How is it, for example, that yesterday, in Tara Bahrampour's Washington Post story, was the first I've ever heard of the Boomwhacker?
Boomwhackers are colorful plastic tubes ranging from eight inches to four feet in length.
They come in seven colors, each corresponding to a note on the do–re–mi major scale.
Kids love 'em.
So much so that Whacky Music, Inc., the Arizona–based company that makes them, has sold about 425,000 sets at $25 a set since 1998 when they were first offered.
In the past year about 100,000 sets were sold, half in the U.S. and half abroad.
The Boomwhacker's inventor, Craig Ramsell, estimates that tens of thousands of U.S. schools use them.

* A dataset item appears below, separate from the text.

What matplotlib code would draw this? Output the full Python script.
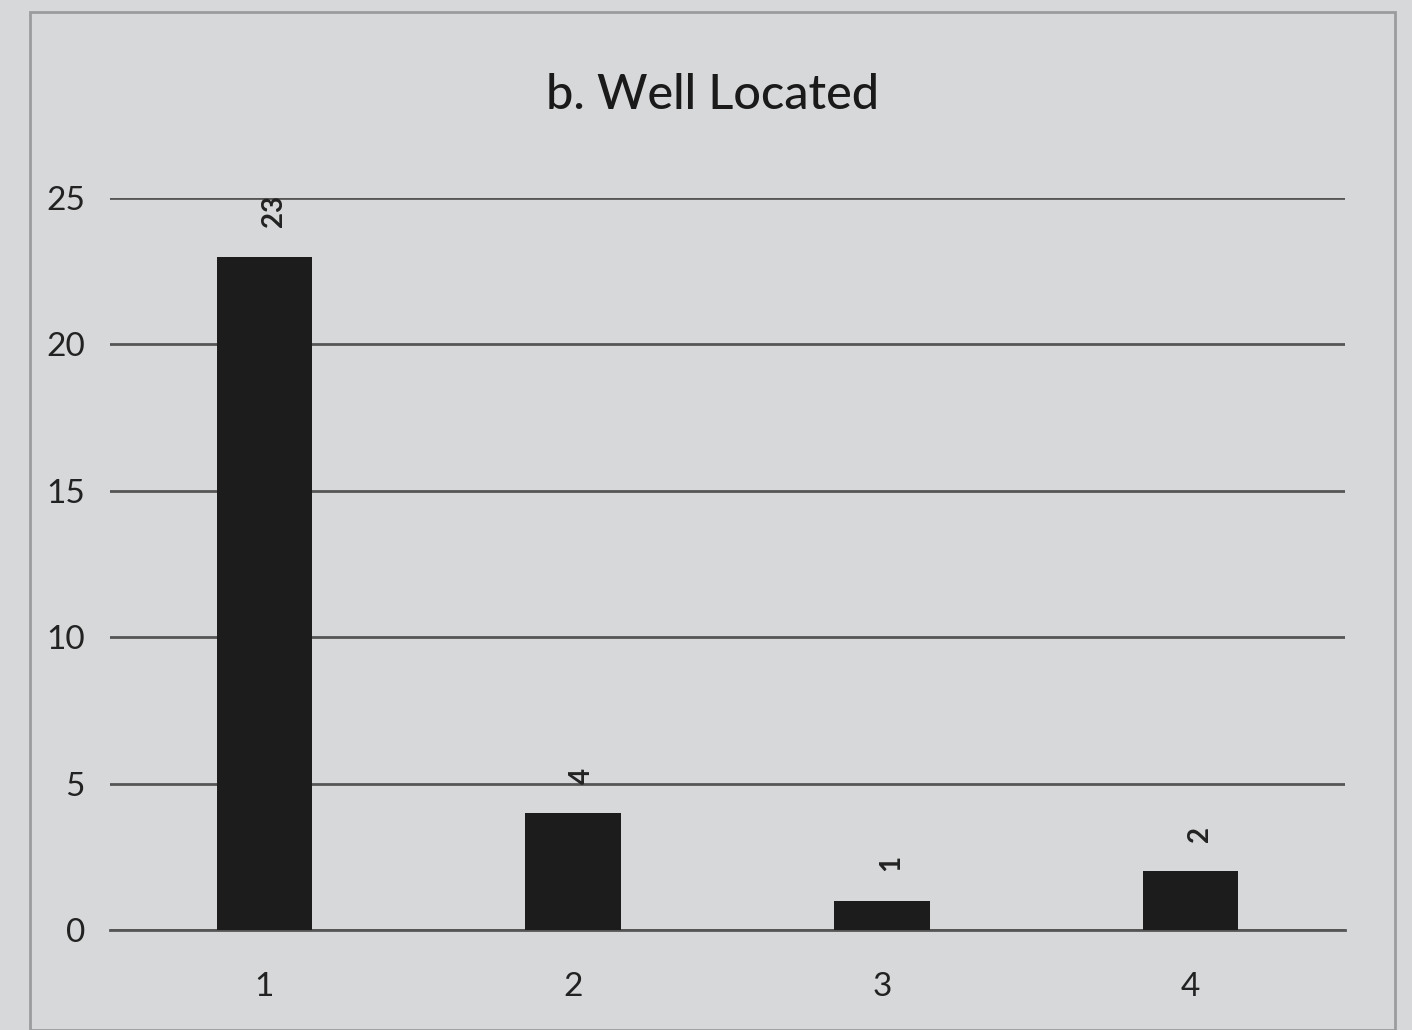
import matplotlib
matplotlib.use("Agg")
import matplotlib.pyplot as plt
from matplotlib.patches import Rectangle

categories = ["1", "2", "3", "4"]
values = [23, 4, 1, 2]
yticks = [0, 5, 10, 15, 20, 25]
title = "b. Well Located"

plt.rcParams["font.family"] = ["Lato", "DejaVu Sans"]
bg = "#d6d8d9"
fig = plt.figure(figsize=(14.12, 10.30), dpi=100, facecolor=bg)
fig.patches.append(Rectangle((30/1412, 0), (1395-30)/1412, (1030-12)/1030,
                             transform=fig.transFigure, fill=False,
                             edgecolor="#9a9c9d", linewidth=2))
ax = fig.add_axes([110/1412, 100/1030, (1345-110)/1412, (930-198)/1030])
ax.set_facecolor(bg)
x = list(range(1, len(categories) + 1))
ax.bar(x, values, width=0.31, color="#1c1c1c", zorder=3)
ax.set_xlim(0.5, 4.5)
ax.set_ylim(0, 25)
ax.set_yticks(yticks)
ax.set_xticks(x)
ax.set_xticklabels(categories)
ax.yaxis.grid(True, color="#555555", linewidth=2)
ax.set_axisbelow(True)
for s in ax.spines.values():
    s.set_visible(False)
ax.spines["bottom"].set_visible(True)
ax.spines["bottom"].set_color("#555555")
ax.spines["bottom"].set_linewidth(2)
ax.tick_params(length=0, labelsize=24, colors="#222222")
ax.tick_params(axis="x", pad=30)
ax.tick_params(axis="y", pad=18)
for xi, v in zip(x, values):
    ax.text(xi + 0.03, v + 1.0, str(v), rotation=90, ha="center", va="bottom",
            fontsize=20, fontweight="bold", color="#222222", clip_on=False)
fig.text(712/1412, 1 - 95/1030, title, ha="center", va="center",
         fontsize=35, fontweight="medium", color="#1a1a1a")
fig.savefig("out.png", dpi=100, facecolor=bg)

Ramsell invented them by accident.
Back in 1994 he was at home, breaking down cardboard wrapping paper tubes for recycling, when he noticed that different lengths of tube resonated at different pitches when he banged them.
He told the Post reporter, "I went across the street to my neighbor and said, 'Hey Pat, I've got an idea for a musical instrument.' She just rolled her eyes."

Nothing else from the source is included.